Distributional impact at home: Compliance with security-driven supply-chain standards raises entry barriers. Large conglomerates and foreign majors will find it easier to absorb these costs than MSMEs, potentially entrenching concentration in high-tech segments. If not mitigated, this could exacerbate domestic inequalities within the electronics and digital economy.
IP and genuine transfer: Past experience with Western high-tech regimes shows that membership of a regime does not automatically translate into real technology transfer. Without hard-nosed negotiation, India may find itself hosting capital-intensive facilities that operate as enclaves, with limited diffusion of know-how into the broader ecosystem.

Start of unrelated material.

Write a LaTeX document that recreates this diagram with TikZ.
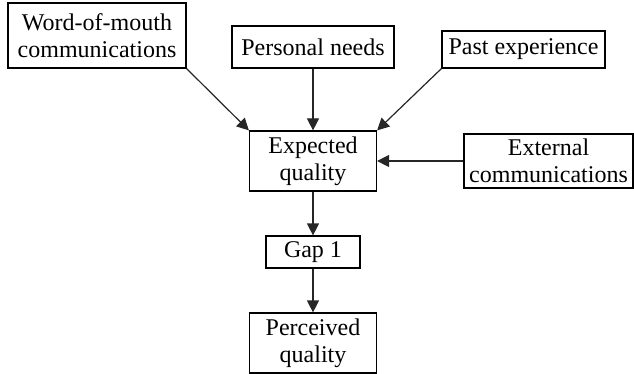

In short, the invitation is neither a free lunch nor a fait accompli. It is an opening offer in a negotiation that must be approached with clear red lines and concrete asks—on co-development, joint IP, localisation of high-end skills, and flexibility in dealing with other partners.
A silicon inflection in India–US ties
Seen in totality, the Ambassador’s tweet is less about social media and more about structure. It marks a shift from a narrow, tariff-centric view of trade to a broader understanding of economic security in which semiconductors, AI and critical minerals sit at the core. For India, accepting the invitation to Pax Silica on well-negotiated terms could accelerate its transition from a large digital consumer to a meaningful producer—and shaper—of the global technology order.
But it will also hard-wire new dependencies and constraints into India’s strategic and regulatory choices. The task for policymakers in Delhi is to convert this opening into a balanced compact: one that brings in capital, capability and clout without hollowing out strategic autonomy or domestic policy space. If that balance can be struck, this modest tweet—timestamped on a January evening—may, in retrospect, be remembered as a hinge moment in both India’s economic trajectory and its place in the emerging silicon geopolitics.